Wollstonecraft Annotated Bib 2 – McCafferty

Field, Corinne. “BREAST-FEEDING, SEXUAL PLEASURE, AND WOMEN’S RIGHTS: MARY WOLLSTONECRAFT’S VINDICATION.” Critical Matrix, vol. 9, no. 2, Princeton University, Program in the Study of Women and Gender, Dec. 1995, p. 25, http://search.proquest.com/docview/89070870/.

            In this article, Field discusses and dissects Mary Wollstonecraft’s argument for female equality in A Vindication of the Rights of Woman by means of historical, political, biographical, and cultural contexts concerning maternity. In understanding Wollstonecraft’s text as a response to Enlightenment ideas on women’s bodies and their inferior position to male counterparts, Field notes that Vindication, addressed more specifically to Rousseau, employs the act of breastfeeding as evidence for women’s education and independence rather than against it. Flipping Rousseau’s argument over, Wollstonecraft refers to the anti-wet nurse campaign as reason women are meant to be more than sexual objects in the role as mother and also suggests that “men’s desire turned women into sexual objects for male consumption, but this male-defined sexuality could not be natural because it prevented women from being good mothers.” Aside from establishing the female breast as the location of female independence and agency, Field also speculates on Wollstonecraft’s rationale of rejecting coquetry for “rational affection” as a reaction to her own witnessing of the unpleasant interactions between her parents. Ending the article, Field acknowledges the irony between Wollstonecraft’s idea that nature granted pregnant women and mothers a status above a mere sexual object and her untimely death after complications during giving birth and also the irony of her argument regarding the female breast and how it is seemingly counter-revolutionary to feminism, particularly modern feminism.
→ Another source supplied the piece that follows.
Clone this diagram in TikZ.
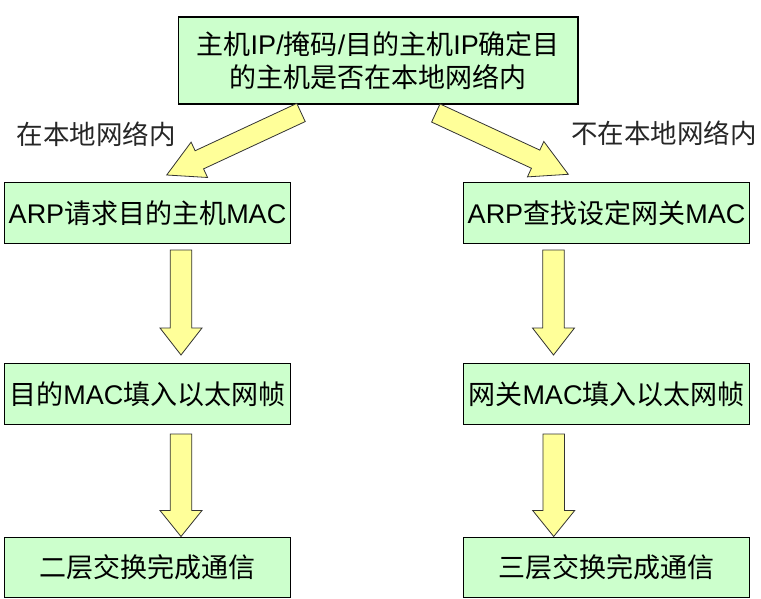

“The Maternal Aliment: Feeding Daughters in the Works of Mary       Wollstonecraft.” Spilling the Beans: Eating, Cooking, Reading and Writing in British   Women’s Fiction, 1770-1830, Manchester University Press, 2013.

            In this rather lengthy chapter, issues of consumption and (re)production regarding the mother’s body in both socio-historical and literary contexts are the main concentration. The change of culture relating to breastfeeding and pregnancy shifted according to literary discourse. Taking, for example, William Buchan, a popular obstetrician who wrote books on pregnancy and maternity and who expressed the opinion that a mother was more than a woman who birthed a child, is one of many influential writers of these handbooks. These handbooks sought to instruct women on how to conduct themselves during pregnancy and childbirth to adhere to the “ideal” status. The chapter continues with this eighteenth-century idea on mothers as both consumers and producers in relation to Mary Wollstonecraft’s texts, where mothers also exist in the contexts of food and nutrition (in the sense of both food and instruction). When milk is no longer needed or available, the mother’s writing becomes its substitute nutrients, particularly to girls. Within Wollstonecraft’s texts, images of food reflect the quality of mothering they receive.

Raisanen, Elizabeth. Childbirth and Confinement: Mary Wollstonecraft and the Politics of Pregnancy. eScholarship, Mar. 2011, http://www.escholarship.org/uc/item/18p0x4r5.

            Raisanen draws a parallel connection between the events or possible events in Maria and the choices Mary Wollstonecraft made regarding her own time giving birth. Beginning with the latter, Raisanen notes the puerperal fever Wollstonecraft developed after one male physician, with unwashed hands, extracted the placenta still lodged within her. Although Wollstonecraft had and much preferred a midwife, she did not have as much of an influence in the room as the obstetrician. Of course, as Raisanen acknowledges, was a current issue of the time, as female practitioners were not well received, and “a male physician was now deemed necessary to interpret the female body.” Although Maria is an unfinished work, Raisanen argues that its treatment of pregnancy and childbirth is one example of women writers’ expressing against the lack of influence eighteenth-century women possess. Maria is confined within a miserable marriage, pregnancy, and a madhouse while also stifled under the laws which subjects her and her child to the husband. Reflecting on the fragments of Maria, Raisanen concentrates on the suicide scenario, in which Jemima guides Maria back from the act during her second pregnancy. This, Raisanen assumes, is Wollstonecraft choosing female company and authority over her own body.

While this text is much shorter than the others and admittedly not as insightful, it may be useful in considering how much Wollstonecraft’s pregnancy influenced or would have influenced the ending of Maria. I believe this may be helpful to consider how she was received, since her contemporaries and some other earlier scholars have been known to hold Wollstonecraft’s texts up against her biography.